Objective:
Pictures aside, quote the whole listing exactly.

Dataset excerpt:
--*--

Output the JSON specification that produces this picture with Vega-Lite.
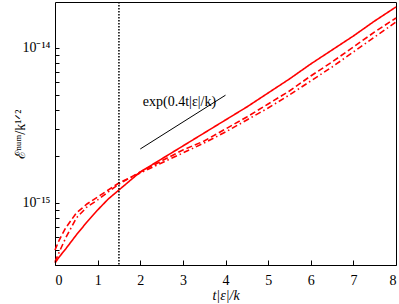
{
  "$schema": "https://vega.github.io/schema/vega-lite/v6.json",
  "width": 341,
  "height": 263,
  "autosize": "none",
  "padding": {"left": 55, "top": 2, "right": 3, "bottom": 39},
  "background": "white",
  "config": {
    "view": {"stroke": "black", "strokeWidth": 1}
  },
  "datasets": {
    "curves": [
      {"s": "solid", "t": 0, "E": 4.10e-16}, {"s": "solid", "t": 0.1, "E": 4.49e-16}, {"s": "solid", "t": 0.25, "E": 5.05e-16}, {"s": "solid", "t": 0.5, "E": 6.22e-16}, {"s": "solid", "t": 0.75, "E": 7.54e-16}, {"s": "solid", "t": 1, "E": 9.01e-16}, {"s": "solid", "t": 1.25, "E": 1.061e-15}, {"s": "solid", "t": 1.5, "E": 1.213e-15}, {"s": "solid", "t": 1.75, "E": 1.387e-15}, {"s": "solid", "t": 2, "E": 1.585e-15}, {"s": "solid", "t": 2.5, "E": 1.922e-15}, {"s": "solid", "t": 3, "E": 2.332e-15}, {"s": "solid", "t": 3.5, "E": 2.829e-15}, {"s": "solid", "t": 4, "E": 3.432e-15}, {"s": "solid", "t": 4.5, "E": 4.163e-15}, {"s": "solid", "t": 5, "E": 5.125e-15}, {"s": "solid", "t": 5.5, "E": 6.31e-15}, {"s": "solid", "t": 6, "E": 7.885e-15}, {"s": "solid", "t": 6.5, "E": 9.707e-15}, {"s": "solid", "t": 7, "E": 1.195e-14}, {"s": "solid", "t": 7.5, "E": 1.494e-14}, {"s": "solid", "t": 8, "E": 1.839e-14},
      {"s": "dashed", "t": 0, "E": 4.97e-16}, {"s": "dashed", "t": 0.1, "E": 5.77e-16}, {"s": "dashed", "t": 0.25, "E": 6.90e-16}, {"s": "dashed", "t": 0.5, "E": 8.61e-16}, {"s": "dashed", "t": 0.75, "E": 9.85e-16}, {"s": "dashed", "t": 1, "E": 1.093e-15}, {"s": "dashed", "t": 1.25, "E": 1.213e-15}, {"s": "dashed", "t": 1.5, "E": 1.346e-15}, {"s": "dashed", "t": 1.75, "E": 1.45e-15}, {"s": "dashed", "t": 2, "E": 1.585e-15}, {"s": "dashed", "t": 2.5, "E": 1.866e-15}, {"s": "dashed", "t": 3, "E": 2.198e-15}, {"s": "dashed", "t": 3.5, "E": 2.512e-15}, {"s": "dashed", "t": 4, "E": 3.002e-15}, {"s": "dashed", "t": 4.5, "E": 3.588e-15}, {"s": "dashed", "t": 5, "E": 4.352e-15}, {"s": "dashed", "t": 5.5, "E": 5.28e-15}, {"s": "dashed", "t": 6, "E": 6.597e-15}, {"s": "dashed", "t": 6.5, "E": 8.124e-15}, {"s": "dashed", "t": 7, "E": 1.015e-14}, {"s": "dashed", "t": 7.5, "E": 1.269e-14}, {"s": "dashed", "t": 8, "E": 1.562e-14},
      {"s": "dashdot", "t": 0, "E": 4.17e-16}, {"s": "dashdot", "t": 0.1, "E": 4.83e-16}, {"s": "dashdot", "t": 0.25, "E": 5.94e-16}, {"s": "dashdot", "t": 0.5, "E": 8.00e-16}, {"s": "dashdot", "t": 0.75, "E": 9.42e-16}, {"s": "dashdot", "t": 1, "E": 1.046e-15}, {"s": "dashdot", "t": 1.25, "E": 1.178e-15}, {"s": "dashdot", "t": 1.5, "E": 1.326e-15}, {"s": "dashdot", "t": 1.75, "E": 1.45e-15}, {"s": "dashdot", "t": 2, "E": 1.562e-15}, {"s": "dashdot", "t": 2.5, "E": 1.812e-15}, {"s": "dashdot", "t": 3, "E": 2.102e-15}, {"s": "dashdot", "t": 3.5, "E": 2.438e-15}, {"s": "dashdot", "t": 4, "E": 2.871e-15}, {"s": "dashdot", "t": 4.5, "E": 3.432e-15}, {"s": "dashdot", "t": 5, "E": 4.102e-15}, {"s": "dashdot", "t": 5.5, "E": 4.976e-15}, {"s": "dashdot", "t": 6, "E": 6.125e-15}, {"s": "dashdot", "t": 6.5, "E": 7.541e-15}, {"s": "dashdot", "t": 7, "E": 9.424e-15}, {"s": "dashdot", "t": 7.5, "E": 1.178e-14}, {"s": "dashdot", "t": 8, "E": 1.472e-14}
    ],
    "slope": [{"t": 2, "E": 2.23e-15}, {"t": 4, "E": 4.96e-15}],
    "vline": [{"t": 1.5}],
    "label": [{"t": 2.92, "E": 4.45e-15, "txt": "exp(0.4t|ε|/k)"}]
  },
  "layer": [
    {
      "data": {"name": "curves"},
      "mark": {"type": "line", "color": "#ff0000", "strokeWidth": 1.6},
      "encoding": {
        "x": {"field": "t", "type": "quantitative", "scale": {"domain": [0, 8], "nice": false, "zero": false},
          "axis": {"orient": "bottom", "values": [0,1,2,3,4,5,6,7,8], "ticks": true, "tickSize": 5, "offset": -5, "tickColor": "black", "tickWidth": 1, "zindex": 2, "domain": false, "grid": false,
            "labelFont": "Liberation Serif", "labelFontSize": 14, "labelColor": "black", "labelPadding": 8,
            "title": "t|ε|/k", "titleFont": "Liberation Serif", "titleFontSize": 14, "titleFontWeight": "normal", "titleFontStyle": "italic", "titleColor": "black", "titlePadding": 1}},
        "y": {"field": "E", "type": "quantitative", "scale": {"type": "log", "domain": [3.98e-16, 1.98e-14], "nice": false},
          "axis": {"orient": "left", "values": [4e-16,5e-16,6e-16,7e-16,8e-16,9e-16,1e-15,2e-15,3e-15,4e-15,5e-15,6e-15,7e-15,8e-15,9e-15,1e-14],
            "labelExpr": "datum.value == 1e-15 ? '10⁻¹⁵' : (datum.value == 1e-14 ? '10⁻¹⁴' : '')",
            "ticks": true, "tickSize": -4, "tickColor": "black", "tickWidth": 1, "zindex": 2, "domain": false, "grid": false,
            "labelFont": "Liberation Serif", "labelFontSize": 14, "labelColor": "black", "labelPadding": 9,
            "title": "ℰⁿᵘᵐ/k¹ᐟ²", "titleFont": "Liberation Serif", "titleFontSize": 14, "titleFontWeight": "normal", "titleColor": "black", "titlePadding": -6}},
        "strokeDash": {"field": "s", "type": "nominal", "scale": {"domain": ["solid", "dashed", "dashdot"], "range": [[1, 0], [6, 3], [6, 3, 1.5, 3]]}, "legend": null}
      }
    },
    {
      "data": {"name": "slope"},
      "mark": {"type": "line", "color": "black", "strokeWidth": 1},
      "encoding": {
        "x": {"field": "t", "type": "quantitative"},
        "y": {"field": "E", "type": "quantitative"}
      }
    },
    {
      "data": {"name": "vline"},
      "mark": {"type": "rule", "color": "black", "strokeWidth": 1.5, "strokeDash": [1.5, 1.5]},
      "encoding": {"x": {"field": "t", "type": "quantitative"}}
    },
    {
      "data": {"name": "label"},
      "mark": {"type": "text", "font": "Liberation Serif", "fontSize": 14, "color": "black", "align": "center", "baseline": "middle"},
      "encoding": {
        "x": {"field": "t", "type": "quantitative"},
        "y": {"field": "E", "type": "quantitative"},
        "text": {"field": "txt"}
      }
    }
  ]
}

--*--

Result:
Output the JSON specification that produces this picture with Vega-Lite.
{
  "$schema": "https://vega.github.io/schema/vega-lite/v6.json",
  "width": 341,
  "height": 263,
  "autosize": "none",
  "padding": {"left": 55, "top": 2, "right": 3, "bottom": 39},
  "background": "white",
  "config": {
    "view": {"stroke": "black", "strokeWidth": 1}
  },
  "datasets": {
    "curves": [
      {"s": "solid", "t": 0, "E": 4.10e-16}, {"s": "solid", "t": 0.1, "E": 4.49e-16}, {"s": "solid", "t": 0.25, "E": 5.05e-16}, {"s": "solid", "t": 0.5, "E": 6.22e-16}, {"s": "solid", "t": 0.75, "E": 7.54e-16}, {"s": "solid", "t": 1, "E": 9.01e-16}, {"s": "solid", "t": 1.25, "E": 1.061e-15}, {"s": "solid", "t": 1.5, "E": 1.213e-15}, {"s": "solid", "t": 1.75, "E": 1.387e-15}, {"s": "solid", "t": 2, "E": 1.585e-15}, {"s": "solid", "t": 2.5, "E": 1.922e-15}, {"s": "solid", "t": 3, "E": 2.332e-15}, {"s": "solid", "t": 3.5, "E": 2.829e-15}, {"s": "solid", "t": 4, "E": 3.432e-15}, {"s": "solid", "t": 4.5, "E": 4.163e-15}, {"s": "solid", "t": 5, "E": 5.125e-15}, {"s": "solid", "t": 5.5, "E": 6.31e-15}, {"s": "solid", "t": 6, "E": 7.885e-15}, {"s": "solid", "t": 6.5, "E": 9.707e-15}, {"s": "solid", "t": 7, "E": 1.195e-14}, {"s": "solid", "t": 7.5, "E": 1.494e-14}, {"s": "solid", "t": 8, "E": 1.839e-14},
      {"s": "dashed", "t": 0, "E": 4.97e-16}, {"s": "dashed", "t": 0.1, "E": 5.77e-16}, {"s": "dashed", "t": 0.25, "E": 6.90e-16}, {"s": "dashed", "t": 0.5, "E": 8.61e-16}, {"s": "dashed", "t": 0.75, "E": 9.85e-16}, {"s": "dashed", "t": 1, "E": 1.093e-15}, {"s": "dashed", "t": 1.25, "E": 1.213e-15}, {"s": "dashed", "t": 1.5, "E": 1.346e-15}, {"s": "dashed", "t": 1.75, "E": 1.45e-15}, {"s": "dashed", "t": 2, "E": 1.585e-15}, {"s": "dashed", "t": 2.5, "E": 1.866e-15}, {"s": "dashed", "t": 3, "E": 2.198e-15}, {"s": "dashed", "t": 3.5, "E": 2.512e-15}, {"s": "dashed", "t": 4, "E": 3.002e-15}, {"s": "dashed", "t": 4.5, "E": 3.588e-15}, {"s": "dashed", "t": 5, "E": 4.352e-15}, {"s": "dashed", "t": 5.5, "E": 5.28e-15}, {"s": "dashed", "t": 6, "E": 6.597e-15}, {"s": "dashed", "t": 6.5, "E": 8.124e-15}, {"s": "dashed", "t": 7, "E": 1.015e-14}, {"s": "dashed", "t": 7.5, "E": 1.269e-14}, {"s": "dashed", "t": 8, "E": 1.562e-14},
      {"s": "dashdot", "t": 0, "E": 4.17e-16}, {"s": "dashdot", "t": 0.1, "E": 4.83e-16}, {"s": "dashdot", "t": 0.25, "E": 5.94e-16}, {"s": "dashdot", "t": 0.5, "E": 8.00e-16}, {"s": "dashdot", "t": 0.75, "E": 9.42e-16}, {"s": "dashdot", "t": 1, "E": 1.046e-15}, {"s": "dashdot", "t": 1.25, "E": 1.178e-15}, {"s": "dashdot", "t": 1.5, "E": 1.326e-15}, {"s": "dashdot", "t": 1.75, "E": 1.45e-15}, {"s": "dashdot", "t": 2, "E": 1.562e-15}, {"s": "dashdot", "t": 2.5, "E": 1.812e-15}, {"s": "dashdot", "t": 3, "E": 2.102e-15}, {"s": "dashdot", "t": 3.5, "E": 2.438e-15}, {"s": "dashdot", "t": 4, "E": 2.871e-15}, {"s": "dashdot", "t": 4.5, "E": 3.432e-15}, {"s": "dashdot", "t": 5, "E": 4.102e-15}, {"s": "dashdot", "t": 5.5, "E": 4.976e-15}, {"s": "dashdot", "t": 6, "E": 6.125e-15}, {"s": "dashdot", "t": 6.5, "E": 7.541e-15}, {"s": "dashdot", "t": 7, "E": 9.424e-15}, {"s": "dashdot", "t": 7.5, "E": 1.178e-14}, {"s": "dashdot", "t": 8, "E": 1.472e-14}
    ],
    "slope": [{"t": 2, "E": 2.23e-15}, {"t": 4, "E": 4.96e-15}],
    "vline": [{"t": 1.5}],
    "label": [{"t": 2.92, "E": 4.45e-15, "txt": "exp(0.4t|ε|/k)"}]
  },
  "layer": [
    {
      "data": {"name": "curves"},
      "mark": {"type": "line", "color": "#ff0000", "strokeWidth": 1.6},
      "encoding": {
        "x": {"field": "t", "type": "quantitative", "scale": {"domain": [0, 8], "nice": false, "zero": false},
          "axis": {"orient": "bottom", "values": [0,1,2,3,4,5,6,7,8], "ticks": true, "tickSize": 5, "offset": -5, "tickColor": "black", "tickWidth": 1, "zindex": 2, "domain": false, "grid": false,
            "labelFont": "Liberation Serif", "labelFontSize": 14, "labelColor": "black", "labelPadding": 8,
            "title": "t|ε|/k", "titleFont": "Liberation Serif", "titleFontSize": 14, "titleFontWeight": "normal", "titleFontStyle": "italic", "titleColor": "black", "titlePadding": 1}},
        "y": {"field": "E", "type": "quantitative", "scale": {"type": "log", "domain": [3.98e-16, 1.98e-14], "nice": false},
          "axis": {"orient": "left", "values": [4e-16,5e-16,6e-16,7e-16,8e-16,9e-16,1e-15,2e-15,3e-15,4e-15,5e-15,6e-15,7e-15,8e-15,9e-15,1e-14],
            "labelExpr": "datum.value == 1e-15 ? '10⁻¹⁵' : (datum.value == 1e-14 ? '10⁻¹⁴' : '')",
            "ticks": true, "tickSize": -4, "tickColor": "black", "tickWidth": 1, "zindex": 2, "domain": false, "grid": false,
            "labelFont": "Liberation Serif", "labelFontSize": 14, "labelColor": "black", "labelPadding": 9,
            "title": "ℰⁿᵘᵐ/k¹ᐟ²", "titleFont": "Liberation Serif", "titleFontSize": 14, "titleFontWeight": "normal", "titleColor": "black", "titlePadding": -6}},
        "strokeDash": {"field": "s", "type": "nominal", "scale": {"domain": ["solid", "dashed", "dashdot"], "range": [[1, 0], [6, 3], [6, 3, 1.5, 3]]}, "legend": null}
      }
    },
    {
      "data": {"name": "slope"},
      "mark": {"type": "line", "color": "black", "strokeWidth": 1},
      "encoding": {
        "x": {"field": "t", "type": "quantitative"},
        "y": {"field": "E", "type": "quantitative"}
      }
    },
    {
      "data": {"name": "vline"},
      "mark": {"type": "rule", "color": "black", "strokeWidth": 1.5, "strokeDash": [1.5, 1.5]},
      "encoding": {"x": {"field": "t", "type": "quantitative"}}
    },
    {
      "data": {"name": "label"},
      "mark": {"type": "text", "font": "Liberation Serif", "fontSize": 14, "color": "black", "align": "center", "baseline": "middle"},
      "encoding": {
        "x": {"field": "t", "type": "quantitative"},
        "y": {"field": "E", "type": "quantitative"},
        "text": {"field": "txt"}
      }
    }
  ]
}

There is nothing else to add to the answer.